I wanna try stand up. Tell me why I shouldn't

Please discourage me. 

Cuz your pussy smells like a farm animal

Do it

Although I am a bear, I am still funnier than you.

hoy, who told you that you were punny, josep?

Sure, you're filled with self-loathing and a resulting desire for intense humiliation, but enough for stand up?

You're still on the level of doing basic bitch dick jokes.

Exhibit A: your stupid screen name

Willybone -


Sure, you're filled with self-loathing and a resulting desire for intense humiliation, but enough for stand up?

You and OP are cut from the same cloth, both like boners

Sultry Crockett -
Willybone -


Sure, you're filled with self-loathing and a resulting desire for intense humiliation, but enough for stand up?

You and OP are cut from the same cloth, both like boners

Should go on tour together 

because you're not funny

I'd tell anecdotal notes about growing up with my pops and sprinkle in my sexual frustration stories. I don't really give a fuck if anyone laughs I just need ppl to listen to me. 

Your posture sucks. You shouldn't stand in front of anyone.

Test your material on the homeless. They don't have shit else to do. 

 

Bonus: Call it a charitable service and take a tax deduction for your time. 

You're not funny

ABCTT_Hunter Thompson's .45 -
cbone25 -

I'd tell anecdotal notes about growing up with my pops and sprinkle in my sexual frustration stories. I don't really give a fuck if anyone laughs I just need ppl to listen to me. 

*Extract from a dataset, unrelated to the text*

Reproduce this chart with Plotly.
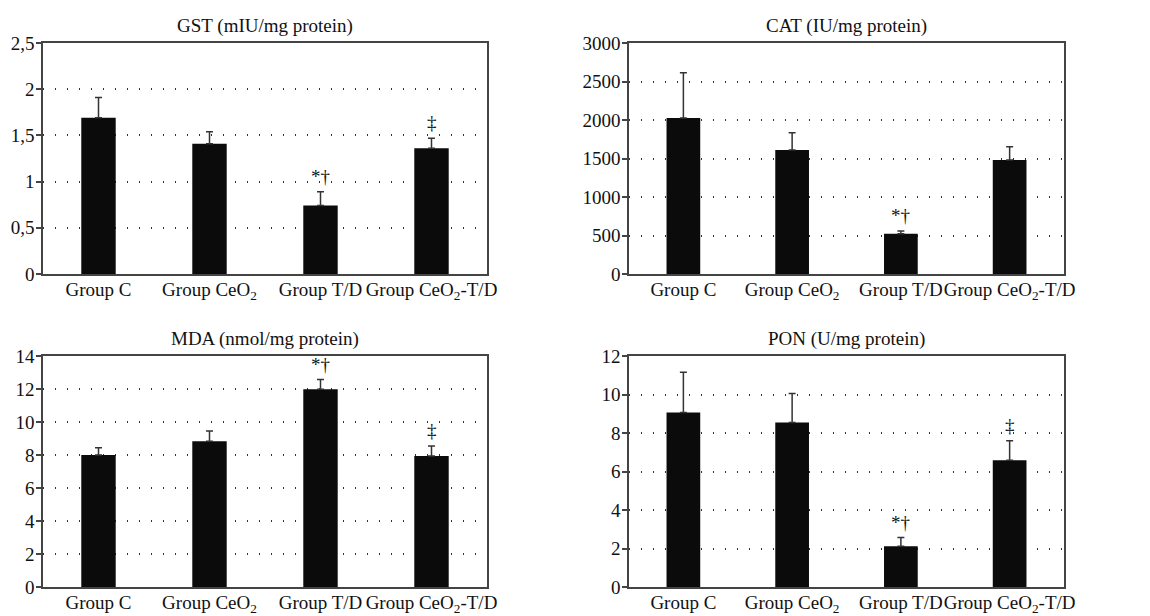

Any chance you'd really like to be a writer but are now tweaking your ambition to this?

I love writing and I'll never quit that. But I just wanna see if I can do it. 

Quit making a big deal over it. 

 

Just do it, it's not fucking brain surgery ya Nancy 

 

give it your best shot, at least once. 

 

Tell us a joke.

Maybe then we can decide if you're ready for Prime Time.

You should. A friend of mine did. He bombed a couple times, maybe held his own a few others. He loved it.

For example, I have a whole routine about running into people you know at the Adult Superstore.

It's a good routine but a little too risqué to post on the internet.

Do it. There's no good reason not to.